Showdown at the trade policy corral

Surprise: Economists don't agree about how to prosper in the global economy.

Published June 27, 2006 6:09PM (EDT)

Is there a rhetorical flourish that carries less weight than one economist calling another "wrong"? The final panel discussion at the Wilson Center one-day seminar, Global Competition and Comparative Advantage, promised sparks and delivered them. The four panelists came from four very different points of view, and in contrast to the morning deliberations, where everyone mostly agreed with each other, these men did not. But what did it all add up to with respect to trade policy?

The panelists were Clyde Prestowitz, a Reagan administration official who took the hard line on defending the U.S. national interest in trade negotations. Prestowitz told the story of Form Factor, an American company that makes test equipment for semiconductor wafers. Form Factor's technology was copied by the Koreans, and the company is involved in patent litigation in Korea. The company is also considering numerous offers from Asian countries to locate its next plant offshore. Prestowitz argued that the U.S. either needed to stop foreign countries from providing incentives that lured American companies offshore, or get in the business of providing the same incentives itself. Put Prestowitz in the column of conversatives who are anti-free trade because he feels other nations are taking unfair advantage of the U.S.

Next up was Edward Graham, a senior fellow at the Institute of International Economics. The IIE is a tricky think tank to pigeon-hole -- generally pro-free trade, but neither particularly conservative nor liberal. You might call them the wonk's wonk think tank, always proposing another technocratic fix to whatever problem has been identified. Graham did not disappoint -- in the middle of his opening statement he started scrawling complex physics equations on the whiteboard, which did a pretty good job of thoroughly confusing everyone. He also intimated that the thesis of the morning panelists, Ralph Gomory and William Baumol, that free trade can hurt participating countries, might be "wrong," but he didn't do a very good job of articulating why.

Then came Tom Palley, a labor economist with a distinguished résumé who now works for the AFL-CIO. Palley has popped up in How the World Works before -- he's written some of the best analysis from the left I've seen of U.S.-China trade and its impact on workers. He's also extraordinarily articulate and gave a compelling presentation on what policy options should address the inequities faced by American workers from current trade policy. My favorite: national healthcare for American workers. This seems so obvious that it is hard to understand why it isn't a political slam dunk. Right now, as Palley points out, healthcare is a job cost for employers. Make the federal government responsible, and with a single stroke you make every single company more competitive in the global economy, and provide American workers with important security insulating them from the tos and fros of global competition.

The final panelist was Phillip Swagel, representing the American Enterprise Institute, an extremely conservative Washington think tank.
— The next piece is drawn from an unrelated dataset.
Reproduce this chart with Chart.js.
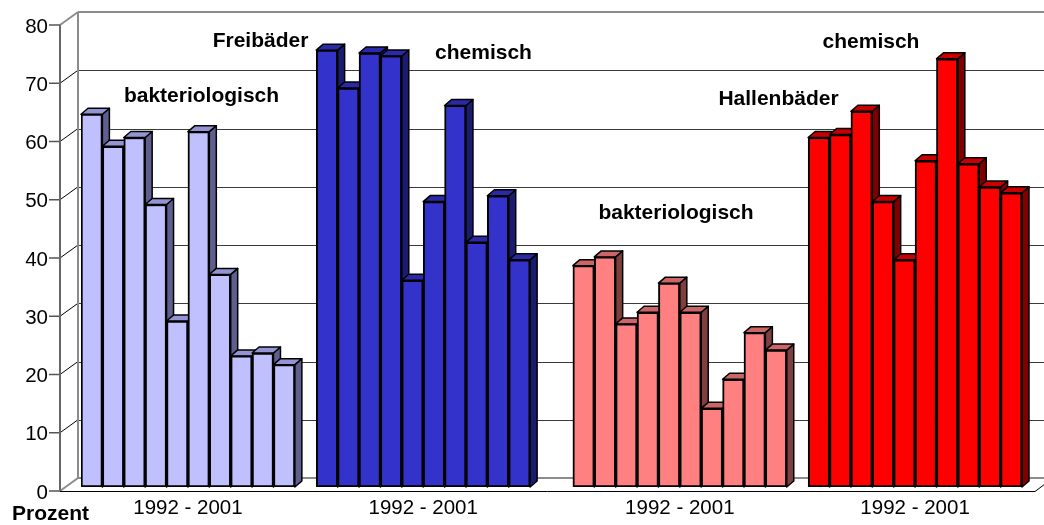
<!DOCTYPE html>
<html><head><meta charset="utf-8">
<script src="https://cdn.jsdelivr.net/npm/chart.js@4.4.1/dist/chart.umd.min.js"></script>
<style>html,body{margin:0;padding:0;background:#fff;}</style>
</head><body>
<canvas id="c" width="1044" height="525"></canvas>
<script>
// ---- data ----
const categoryLabels = ['1992 - 2001', '1992 - 2001', '1992 - 2001', '1992 - 2001'];
const years = ['1992','1993','1994','1995','1996','1997','1998','1999','2000','2001'];
const freibaederBakteriologisch   = [64, 58.5, 60, 48.5, 28.5, 61, 36.5, 22.5, 23, 21];
const freibaederChemisch          = [75, 68.5, 74.5, 74, 35.5, 49, 65.5, 42, 50, 39];
const hallenbaederBakteriologisch = [38, 39.5, 28, 30, 35, 30, 13.5, 18.5, 26.5, 23.5];
const hallenbaederChemisch        = [60, 60.5, 64.5, 49, 39, 56, 73.5, 55.5, 51.5, 50.5];
const blankSlotsAfter = [1, 2, 1];   // empty categories between the blocks in the original chart
const yTicks = [0, 10, 20, 30, 40, 50, 60, 70, 80];
const axisTitle = 'Prozent';
const annotations = ['bakteriologisch', 'Freibäder', 'chemisch', 'bakteriologisch', 'Hallenbäder', 'chemisch'];

// ---- styles ----
const FONT = '"Liberation Sans", Arial, sans-serif';
const frontCol = ['#C0C0FF', '#3333CC', '#FF8080', '#FF0000'];
const topCol   = ['#9494D4', '#2A2AA8', '#CC6666', '#C80000'];
const sideCol  = ['#5F5F8F', '#1C1C6E', '#7F3F3F', '#7F0000'];
const groups = [freibaederBakteriologisch, freibaederChemisch, hallenbaederBakteriologisch, hallenbaederChemisch];

// build the flat category list (one slot per year, blanks between blocks)
const labels = [], values = [], slotGroup = [];
groups.forEach((g, gi) => {
  g.forEach((v, i) => {
    labels.push(i === Math.floor((years.length - 1) / 2) ? categoryLabels[gi] : '');
    values.push(v);
    slotGroup.push(gi);
  });
  if (gi < blankSlotsAfter.length) {
    for (let k = 0; k < blankSlotsAfter[gi]; k++) { labels.push(''); values.push(null); slotGroup.push(-1); }
  }
});

const DX = 7, DY = 6;      // bar depth
const WX = 18, WY = 13;    // wall offset (front axis -> back wall)

const threeD = {
  id: 'threeD',
  beforeDatasetsDraw(chart) {
    const ctx = chart.ctx;
    const ys = chart.scales.y;
    const area = chart.chartArea;
    const axX = area.left - 21;          // front axis x
    const frontY = v => ys.getPixelForValue(v) + 4;
    const backY = v => frontY(v) - WY;
    const backX = axX + WX;
    const W = chart.width;
    const top = yTicks[yTicks.length - 1];
    ctx.save();
    yTicks.forEach(v => {
      const edge = (v === 0 || v === top);
      // back wall gridlines
      ctx.beginPath();
      ctx.strokeStyle = edge ? '#8c8c8c' : '#3a3a3a'; ctx.lineWidth = edge ? 2 : 1;
      const by = edge ? backY(v) : Math.round(backY(v)) + 0.5;
      ctx.moveTo(backX, by); ctx.lineTo(W, by); ctx.stroke();
      // side wall diagonals
      ctx.beginPath();
      ctx.strokeStyle = edge ? '#8c8c8c' : '#000'; ctx.lineWidth = edge ? 2 : 1;
      ctx.moveTo(axX, frontY(v)); ctx.lineTo(backX, backY(v)); ctx.stroke();
      // tick marks
      ctx.beginPath(); ctx.strokeStyle = '#555'; ctx.lineWidth = 1.5;
      ctx.moveTo(axX - 11, frontY(v)); ctx.lineTo(axX, frontY(v)); ctx.stroke();
    });
    // back wall left edge
    ctx.beginPath(); ctx.strokeStyle = '#8c8c8c'; ctx.lineWidth = 2;
    ctx.moveTo(backX, backY(top)); ctx.lineTo(backX, backY(0)); ctx.stroke();
    // front axis
    ctx.beginPath(); ctx.strokeStyle = '#666'; ctx.lineWidth = 2;
    ctx.moveTo(axX, frontY(top)); ctx.lineTo(axX, frontY(0)); ctx.stroke();
    // floor front edge
    ctx.beginPath(); ctx.strokeStyle = '#000'; ctx.lineWidth = 1;
    const fy = Math.round(frontY(0)) + 0.5;
    ctx.moveTo(axX, fy); ctx.lineTo(area.right + 13, fy);
    ctx.lineTo(area.right + 25, fy - 9); ctx.stroke();

    // bar top + side faces (left to right)
    const meta = chart.getDatasetMeta(0);
    meta.data.forEach((bar, i) => {
      if (values[i] === null) return;
      const gi = slotGroup[i];
      const p = bar.getProps(['x', 'y', 'base', 'width'], true);
      const l = p.x - p.width / 2, r = p.x + p.width / 2;
      ctx.lineWidth = 1.5; ctx.strokeStyle = '#000'; ctx.lineJoin = 'round';
      ctx.beginPath();
      ctx.moveTo(r, p.y); ctx.lineTo(r + DX, p.y - DY); ctx.lineTo(r + DX, p.base - DY); ctx.lineTo(r, p.base); ctx.closePath();
      ctx.fillStyle = sideCol[gi]; ctx.fill(); ctx.stroke();
      ctx.beginPath();
      ctx.moveTo(l, p.y); ctx.lineTo(r, p.y); ctx.lineTo(r + DX, p.y - DY); ctx.lineTo(l + DX, p.y - DY); ctx.closePath();
      ctx.fillStyle = topCol[gi]; ctx.fill(); ctx.stroke();
    });
    ctx.restore();
  },
  afterDraw(chart) {
    const ctx = chart.ctx;
    ctx.save();
    ctx.fillStyle = '#000';
    ctx.textBaseline = 'alphabetic';
    ctx.font = 'bold 21px ' + FONT;
    ctx.textAlign = 'center';
    const pos = [[201.5, 102], [260.5, 47], [483.5, 59], [676, 219], [778.5, 105], [871, 48]];
    annotations.forEach((t, i) => ctx.fillText(t, pos[i][0], pos[i][1]));
    ctx.textAlign = 'left';
    ctx.fillText(axisTitle, 12, 520);
    ctx.restore();
  }
};

new Chart(document.getElementById('c'), {
  type: 'bar',
  data: {
    labels,
    datasets: [{
      label: 'Prozent',
      data: values,
      backgroundColor: slotGroup.map(g => g < 0 ? 'rgba(0,0,0,0)' : frontCol[g]),
      borderColor: '#000',
      borderWidth: 2,
      borderSkipped: false,
      categoryPercentage: 1.0,
      barPercentage: 1.0
    }]
  },
  options: {
    responsive: false,
    animation: false,
    layout: { padding: { top: 21, right: 22, left: 0, bottom: 0 } },
    plugins: { legend: { display: false }, tooltip: { enabled: false }, title: { display: false } },
    scales: {
      x: {
        grid: { display: false, drawTicks: false },
        border: { display: false },
        ticks: { color: '#000', font: { family: FONT, size: 20.5 }, padding: 9, maxRotation: 0, minRotation: 0, autoSkip: false, labelOffset: 10.7 },
        afterFit: s => { s.height = 38; s.paddingLeft = 0; s.paddingRight = 0; }
      },
      y: {
        min: 0, max: 80,
        afterBuildTicks: s => { s.ticks = yTicks.map(v => ({ value: v })); },
        grid: { display: false, drawTicks: false },
        border: { display: false },
        ticks: { color: '#000', font: { family: FONT, size: 20.5 }, padding: 33, labelOffset: 6 },
        afterFit: s => { s.width = 81; s.paddingTop = 0; s.paddingBottom = 0; }
      }
    }
  },
  plugins: [threeD]
});
</script>
</body></html>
While Swagel did not come with the horns and pitchfork I've come to expect from AEI spokespeople, he did make the requisite pitch for getting rid of "burdensome regulation," the magic wand that the right thinks will solve nearly every economic problem. Oddly, though, he stopped himself in the middle of his presentation, noting that what he had just described was the content of his normal academic lecture on the "Washington Consensus," which, he said almost under his breath, "is now widely discredited."
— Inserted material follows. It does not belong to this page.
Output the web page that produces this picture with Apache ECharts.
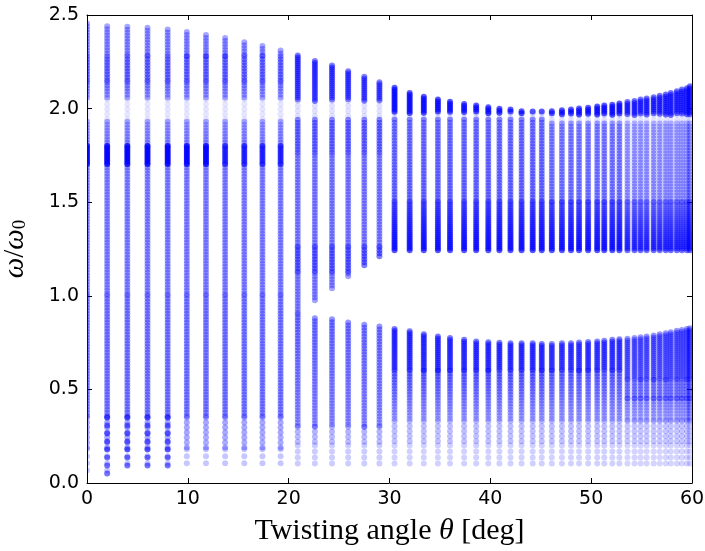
<!DOCTYPE html>
<html>
<head>
<meta charset="utf-8">
<script src="https://cdn.jsdelivr.net/npm/echarts@6/dist/echarts.min.js"></script>
<style>
  html, body { margin: 0; padding: 0; background: #fff; }
  #main { width: 705px; height: 551px; }
</style>
</head>
<body>
<div id="main"></div>
<script>
// twisting angle of each column (deg)
var theta = [0, 2, 4, 6, 8, 9.9, 11.8, 13.7, 15.6, 17.4, 19.2,
    20.9, 22.6, 24.3, 25.9, 27.5, 29.0, 30.5, 32.0, 33.4, 34.8,
    36.0, 37.4, 38.6, 39.8, 40.9, 42.0, 43.1, 44.2, 45.1, 46.1,
    47.1, 48.0, 48.8, 49.7, 50.6, 51.3, 52.1, 52.8, 53.6, 54.3,
    54.9, 55.5, 56.2, 56.8, 57.4, 57.9, 58.5, 59.0, 59.5, 59.8];

// top of upper band
var upTop = [2.455, 2.44, 2.437, 2.432, 2.423, 2.409, 2.393, 2.377, 2.355, 2.334, 2.31,
    2.284, 2.254, 2.23, 2.2, 2.17, 2.141, 2.111, 2.084, 2.063, 2.048,
    2.036, 2.025, 2.016, 2.007, 1.999, 1.995, 1.986, 1.984, 1.984, 1.986,
    1.991, 1.995, 2.0, 2.004, 2.011, 2.016, 2.021, 2.027, 2.035, 2.041,
    2.048, 2.054, 2.061, 2.068, 2.075, 2.084, 2.093, 2.102, 2.109, 2.12];

// bottom of upper band (null = no gap, bands joined)
var upBot = [null, null, null, null, null, null, null, null, null, null, null,
    null, 0.965, 1.025, 1.09, 1.15, 1.205, 1.24, 1.238, 1.243, 1.243,
    1.243, 1.243, 1.243, 1.243, 1.243, 1.243, 1.243, 1.243, 1.243, 1.243,
    1.243, 1.243, 1.243, 1.243, 1.243, 1.243, 1.243, 1.243, 1.243, 1.243,
    1.243, 1.243, 1.243, 1.243, 1.243, 1.243, 1.243, 1.242, 1.241, 1.24];

// top of lower band
var lowTop = [null, null, null, null, null, null, null, null, null, null, null,
    null, 0.88, 0.875, 0.858, 0.845, 0.836, 0.822, 0.81, 0.795, 0.783,
    0.774, 0.765, 0.756, 0.752, 0.749, 0.747, 0.747, 0.747, 0.743, 0.743,
    0.747, 0.747, 0.751, 0.753, 0.756, 0.76, 0.765, 0.768, 0.77, 0.774,
    0.778, 0.783, 0.788, 0.795, 0.8, 0.805, 0.813, 0.817, 0.822, 0.827];

// bottom of lower band
var lowBot = [0.06, 0.045, 0.075, 0.09, 0.085, 0.085, 0.085, 0.085, 0.085, 0.085, 0.085,
    0.085, 0.085, 0.085, 0.085, 0.085, 0.085, 0.085, 0.085, 0.085, 0.085,
    0.085, 0.085, 0.085, 0.085, 0.085, 0.085, 0.085, 0.085, 0.085, 0.085,
    0.085, 0.085, 0.085, 0.085, 0.085, 0.085, 0.085, 0.085, 0.085, 0.085,
    0.085, 0.085, 0.085, 0.085, 0.085, 0.085, 0.085, 0.085, 0.085, 0.085];

// how densely the points sit:
// [yLo, yHi, thetaLo, thetaHi, alpha at yLo, alpha at yHi, spacing px]
var densityRows = [
    // 0 - 20 deg
    [0.0, 0.18, 0, 20, 0.22, 0.22, 7],
    [0.18, 0.35, 0, 20, 0.32, 0.35, 5],
    [0.0, 0.35, 1, 9, 0.55, 0.55, 8],
    [0.35, 1.0, 0, 20, 0.38, 0.38, 3],
    [1.0, 1.7, 0, 20, 0.35, 0.35, 3],
    [1.7, 1.8, 0, 13, 0.75, 0.75, 2],
    [1.7, 1.8, 13, 20, 0.55, 0.55, 2],
    [1.8, 1.93, 0, 20, 0.35, 0.3, 3],
    [1.93, 2.05, 0, 20, 0.1, 0.1, 5],
    [2.05, 2.14, 0, 20, 0.3, 0.4, 3],
    [2.14, 2.28, 0, 20, 0.45, 0.45, 3],
    [2.28, 2.6, 0, 20, 0.35, 0.35, 3],
    // 20 - 30 deg
    [0.0, 0.2, 20, 30, 0.2, 0.2, 6],
    [0.2, 0.3, 20, 30, 0.26, 0.3, 5],
    [0.3, 0.9, 20, 30, 0.32, 0.42, 3],
    [0.9, 1.12, 20, 30, 0.36, 0.36, 3],
    [1.12, 1.26, 20, 30, 0.5, 0.5, 3],
    [1.26, 1.75, 20, 30, 0.36, 0.36, 3],
    [1.75, 1.94, 20, 30, 0.45, 0.45, 3],
    [1.94, 2.04, 20, 30, 0.12, 0.12, 5],
    [2.04, 2.6, 20, 30, 0.45, 0.6, 2],
    // 30 - 46 deg
    [0.0, 0.2, 30, 46, 0.18, 0.18, 6],
    [0.2, 0.33, 30, 46, 0.24, 0.26, 5],
    [0.33, 0.6, 30, 46, 0.26, 0.48, 3],
    [0.6, 0.9, 30, 46, 0.48, 0.55, 2],
    [1.2, 1.5, 30, 46, 0.7, 0.42, 2],
    [1.5, 1.94, 30, 46, 0.42, 0.4, 3],
    [1.94, 1.975, 30, 46, 0.15, 0.15, 5],
    [1.975, 2.6, 30, 46, 0.65, 0.65, 2],
    // 46 - 53 deg
    [0.0, 0.2, 46, 53, 0.18, 0.18, 6],
    [0.2, 0.33, 46, 53, 0.24, 0.26, 5],
    [0.33, 0.6, 46, 53, 0.26, 0.45, 3],
    [0.6, 0.9, 46, 53, 0.45, 0.5, 2],
    [1.2, 1.5, 46, 53, 0.7, 0.38, 2],
    [1.5, 1.92, 46, 53, 0.38, 0.35, 3],
    [1.92, 1.965, 46, 53, 0.12, 0.12, 5],
    [1.965, 2.6, 46, 53, 0.65, 0.65, 2],
    // 53 - 60 deg
    [0.0, 0.2, 53, 61, 0.17, 0.17, 6],
    [0.2, 0.33, 53, 61, 0.22, 0.24, 5],
    [0.33, 0.45, 53, 61, 0.24, 0.32, 3],
    [0.45, 0.55, 53, 61, 0.38, 0.38, 3],
    [0.55, 0.9, 53, 61, 0.36, 0.42, 2],
    [1.2, 1.5, 53, 61, 0.6, 0.3, 2],
    [1.5, 1.92, 53, 61, 0.3, 0.26, 3],
    [1.92, 1.965, 53, 61, 0.1, 0.1, 5],
    [1.965, 2.6, 53, 61, 0.55, 0.55, 2]
];

var colData = theta.map(function (t, i) { return [t, i]; });

function bandsOf(i) {
    if (upBot[i] == null) {
        return [[lowBot[i], upTop[i]]];
    }
    return [[lowBot[i], lowTop[i]], [upBot[i], upTop[i]]];
}

function renderItem(params, api) {
    var th = api.value(0);
    var i = api.value(1);
    var bands = bandsOf(i);
    var cx = api.coord([th, 0])[0];
    var children = [];
    densityRows.forEach(function (r) {
        if (th < r[2] || th >= r[3]) return;
        var rLo = api.coord([th, r[0]])[1];
        var rHi = api.coord([th, r[1]])[1];
        bands.forEach(function (b) {
            var lo = Math.max(r[0], b[0]);
            var hi = Math.min(r[1], b[1]);
            if (hi < lo) return;
            var pLo = api.coord([th, lo])[1];
            var pHi = api.coord([th, hi])[1];
            for (var p = pHi; p <= pLo + 0.01; p += r[6]) {
                var t = (rLo - p) / (rLo - rHi);
                var a = r[4] + (r[5] - r[4]) * t;
                children.push({
                    type: 'circle',
                    shape: { cx: cx, cy: p, r: 3 },
                    style: { fill: 'rgba(0,0,255,' + a.toFixed(3) + ')' }
                });
            }
        });
    });
    return { type: 'group', children: children };
}

var chart = echarts.init(document.getElementById('main'));

var tickFont = { color: '#000', fontSize: 19, fontFamily: 'DejaVu Sans' };
var frameLine = { show: true, onZero: false, lineStyle: { color: '#000', width: 1 } };
var frameTick = { show: true, inside: true, length: 5, lineStyle: { color: '#000' } };

var option = {
    animation: false,
    backgroundColor: '#fff',
    grid: { left: 87, right: 13, top: 15, bottom: 68, containLabel: false, outerBoundsMode: 'none' },
    xAxis: [{
        type: 'value', min: 0, max: 60, interval: 10, position: 'bottom',
        axisLine: frameLine,
        axisTick: frameTick,
        axisLabel: Object.assign({ margin: 7 }, tickFont),
        splitLine: { show: false },
        name: 'Twisting angle {i|θ} [deg]',
        nameLocation: 'middle',
        nameGap: 33,
        nameTextStyle: {
            fontFamily: 'Liberation Serif', fontSize: 30, color: '#000',
            rich: { i: { fontFamily: 'Liberation Serif', fontStyle: 'italic', fontSize: 30, color: '#000' } }
        }
    }, {
        type: 'value', min: 0, max: 60, interval: 10, position: 'top',
        axisLine: frameLine,
        axisTick: frameTick,
        axisLabel: { show: false },
        splitLine: { show: false }
    }],
    yAxis: [{
        type: 'value', min: 0, max: 2.5, interval: 0.5, position: 'left',
        axisLine: frameLine,
        axisTick: frameTick,
        axisLabel: Object.assign({ margin: 8, formatter: function (v) { return v.toFixed(1); } }, tickFont),
        splitLine: { show: false },
        name: '{i|ω}{n|/}{i|ω}{s|0}',
        nameLocation: 'middle',
        nameRotate: 90,
        nameGap: 57,
        nameTextStyle: {
            color: '#000',
            rich: {
                i: { fontFamily: 'Liberation Serif', fontStyle: 'italic', fontSize: 29, color: '#000' },
                n: { fontFamily: 'Liberation Serif', fontSize: 29, color: '#000' },
                s: { fontFamily: 'Liberation Serif', fontSize: 19, color: '#000', padding: [10, 0, 0, 0] }
            }
        }
    }, {
        type: 'value', min: 0, max: 2.5, interval: 0.5, position: 'right',
        axisLine: frameLine,
        axisTick: frameTick,
        axisLabel: { show: false },
        splitLine: { show: false }
    }],
    series: [{
        type: 'custom',
        name: 'modes',
        xAxisIndex: 0,
        yAxisIndex: 0,
        clip: true,
        renderItem: renderItem,
        encode: { x: 0 },
        data: colData
    }]
};

chart.setOption(option);
</script>
</body>
</html>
Was he joking? Making an ironic gesture to the audience, which may have skewed liberal? Or is the Washington Consensus, with its prescription for deregulation, privatization and untrammeled free markets, really on its deathbed? It was a curious moment.

But there you have it: four very smart guys coming from four very different angles, willing to mix it up with each other, call each other wrong, and in general, provide stimulating entertainment for those who like to watch economists argue. I'd be happy to call any of these men up and get their take on complex economic issues, and I probably will.
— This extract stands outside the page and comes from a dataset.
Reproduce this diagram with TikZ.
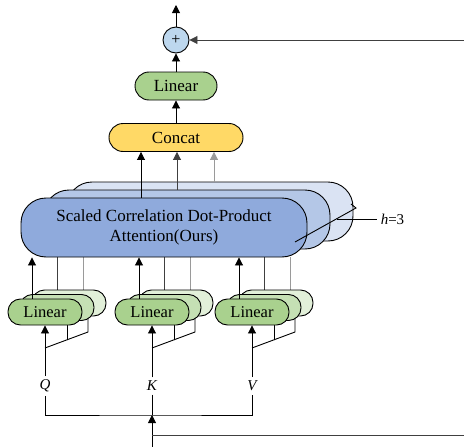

But I can't say that the panel resulted in any kind of consensus on the topic of the day -- whither "comparative advantage"? Or what the U.S. should be doing to secure its own best advantage in the global economy. That may be a reflection on the fuzzy status of economics -- somewhere between hard science and social science, full of math, but also full of assumptions. Or it may be a reflection of how truly knotty questions of trade policy are. Isolationism is dangerous, and so is completely opening up. Picking winners is hard for government officials, but totally abandoning your industries to global competition carries with it its own peril.

The host of the conference promised more panel discussions to come on related topics -- the conversation started this day, he said, would go on "for years." I will do my best to continue to follow it. But I'm not expecting complete enlightenment anytime soon, or even at the end of this particular thread.